Mikel J. Koven, writing in La Dolce Morte, argues that through the presence of the outsider Stefano, an art historian visiting the village who uncovers the long unsolved crime, the film explores a theme common to many gialli: the shattering of the idyllic isolation of Italian village life by the forces of modernity.

The film has been received well by contemporary critics. AllMovie's review of the film was favorable, giving it a rating of 3 out of 5, and writing that "[though] fans of typical Italian horror films may find House with the Windows That Laugh [sic] lacking in the stylistic excesses of many of its contemporary companion pieces, it exceeds its contemporaries in almost every other area," and that it was "imbued with an overwhelming sense of dread that grows to an almost unbearable pitch."

On review aggregate Rotten Tomatoes, no score has yet been reached with only two critical ratings submitted. The current ratings – both "fresh" — are from Emanuel Levy of emanuellevy.com, who gave the film a 3 out of 5, and Anton Bitel of Eye for Film, who gave the film a 4.5 out of 5, and wrote, "certainly a gripping giallo, but also an intelligent allegory of post-war Italy's struggles to emerge from the Fascist outrages of its recent past."

== Availability and legacy ==

On 9 August 2011 Trailers From Hell! uploaded a video segment on the film to YouTube, in which Eli Roth discusses his feelings on its merits and the giallo genre, opining that it is "a great place to start [into giallo]" and "amongst the best" of the genre, ultimately comparing the film to the work of Dario Argento, Mario Bava, and Lucio Fulci — "the masters of the giallo."

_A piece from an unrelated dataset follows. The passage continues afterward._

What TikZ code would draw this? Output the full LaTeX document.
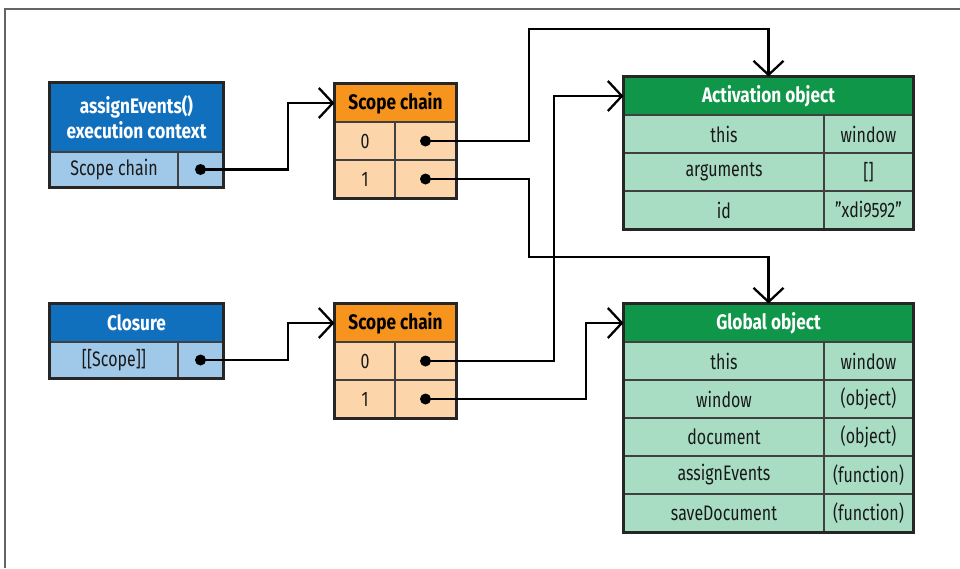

The House with Laughing Windows was released on Region 1 DVD on 18 March 2003 through Paradox Entertainment. On 5 January 2010 the film was released on Region 2 DVD through Metrodome.

It was screened as an outstanding example of its genre at the British Film Institute in November 2019.

In December 2025 it was released as on both Ultra HD Blu-ray and Blu-ray Disc, in a new 4K resolution/High dynamic range master scanned from the original camera negative and supervised by director Pupi Avati in the UK.